Coyote - Elli Crocker

The Artist’s Dilemma

That dead coyote lay on the edge of the road.

I’d pass it driving the girls to school, wondering why no DPW crew had removed it.

Drivers whizzed by the luminous thing as if it were a figment of my imagination.

It was spring and things were waking up.

Finally I could no longer resist the coyote’s call. Intact road kill is a rare chance to study something wild and uncatchable up close. So one cool morning I gave up thinking of what other drivers thought of me stopping at a dead animal, and pulled over.

She was a she. Young, prime, full-furred, perfect. Her pose was that of a coyote running. I looked at her for a long time, running my palm over the tips of her lush coat, her elegant face and dancer’s paws. No blood, no bloat. What killed her? Truck, or poison?

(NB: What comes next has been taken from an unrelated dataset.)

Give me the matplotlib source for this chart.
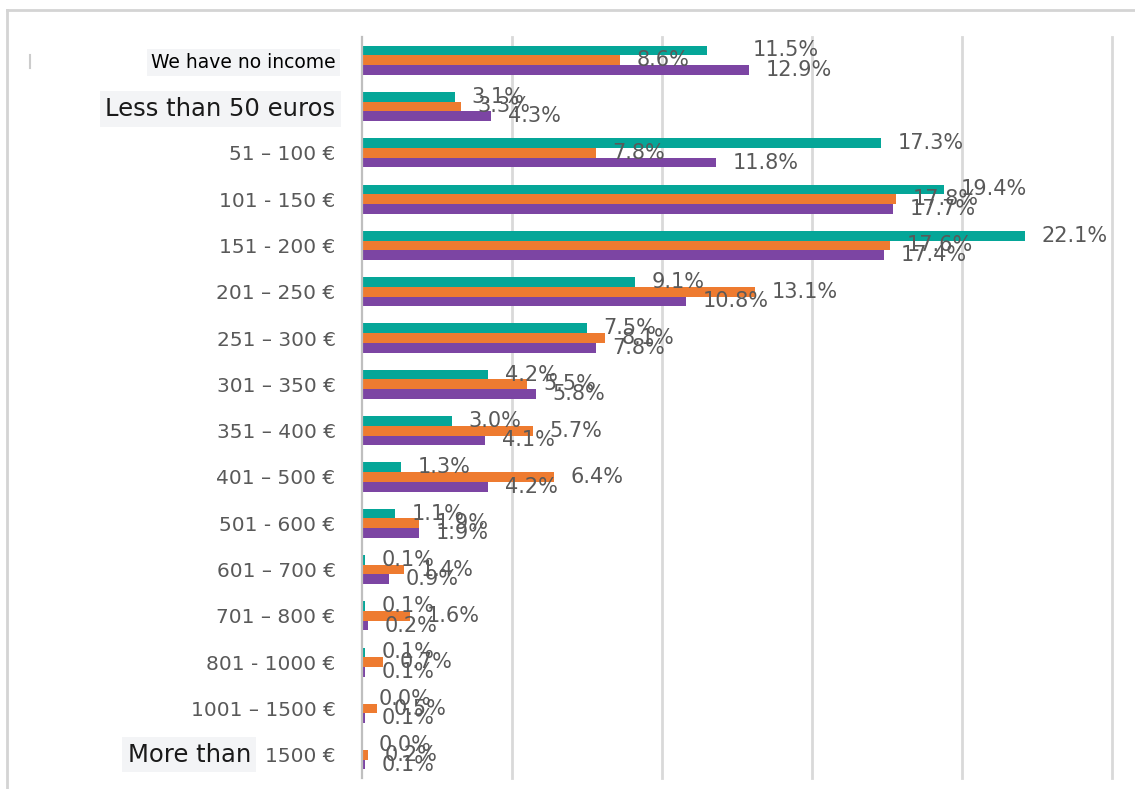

The specter of artist Helen Miranda Wilson’s voice rose like Marley admonishing drivers who passed car-struck animals without stopping to take them off the road. Impractical be damned, it was, she said, a matter of dignity.

I took the beautiful creature by her paws and pulled her into the narrow copse of trees between a private road and Rt. 137.

So light for her size!  I covered her body with branches large enough to camouflage her from humans and vultures but open enough for the elements to do their work. Then, like a lily on a grave, I laid a nearby wild turkey feather over her crypt of sticks.

Each day I drove past the trees knowing she was there.

In November I went to find her again. To my disappointment she seemed to have vanished – hauled away by ants? Until my eyes began to slowly differentiate a delicate tobacco brown jawbone from the soil around it.

Carefully I lifted away the branches and found what I’d been looking for, a nearly intact coyote skeleton. This arrangement of thin bones, embedded like fossils in the ground, was so disconcertingly small and spare compared to the robust body I’d covered in spring. Gone was any trace of fur or muscle, sinew or organs – all had melted back into the digesting earth.

Like some blissed-out archeologist I brushed the brown soil from each brown bone and placed them in an old plastic box, grouping rib bones from leg bones, neck bones from tail bones, teeth from claws, with the hope of reassembling her puzzle as best I could later on.

The most complex cluster of bones was the paw, with its mosaic of individual metatarsals, knuckle bones and translucent claw sheaths – a miracle of engineering cupped in the palm of my hand.

In my excavation I discovered the source of her death: one child-sized pelvic bone wrenched from its twin and broken in half, a shattered vertebrae, a broken femur.

leonardo-da-vinci-anatomy.2
Leonardo DaVinci

I have my reasons for collecting bones.

1- Other than chicken bones how often in life do we get the chance to hold, examine and contemplate these divine Erector Sets first hand?

2- Bones cultivate healthy humility in an artist forced to confront the “Why Even Bother?” component of art-making when faced with the aesthetic sophistication of the simplest fibula. Buried within the artist’s very body is a modular sculpture of exquisite and logical elegance that surpasses her highest capacity as a creator of things.

Unstoppable curves slide into bladed edges, bloom into bald knobs, narrow into valleys. Some bones are as Zen as a reed, a riverbed. Others, like vertebrae, go all baroque and cartoonish, winged and pierced yet precisely symmetrical.  There’s no turn of line, no fitted curve however lyrical, without necessary purpose. Bereft of the superfluous, the indulgent, the decorative or the trendy, each bone is an act of individual aesthetic truth, standing alone and married to the whole.

Try THAT one artist, O mimic of God!

I laid out the coyote’s skeleton on a worktable. It was a very intimate thing to do, handling her innermost core without her permission. She looked strange out of context.

I had held her head and now held her skull as if I had pressed my hand without resistance down to what lay beneath.

It is my intent to draw every one of her bones one by one.

If attention is a form of reverence then every drawing will be done in thrall of what I can’t do.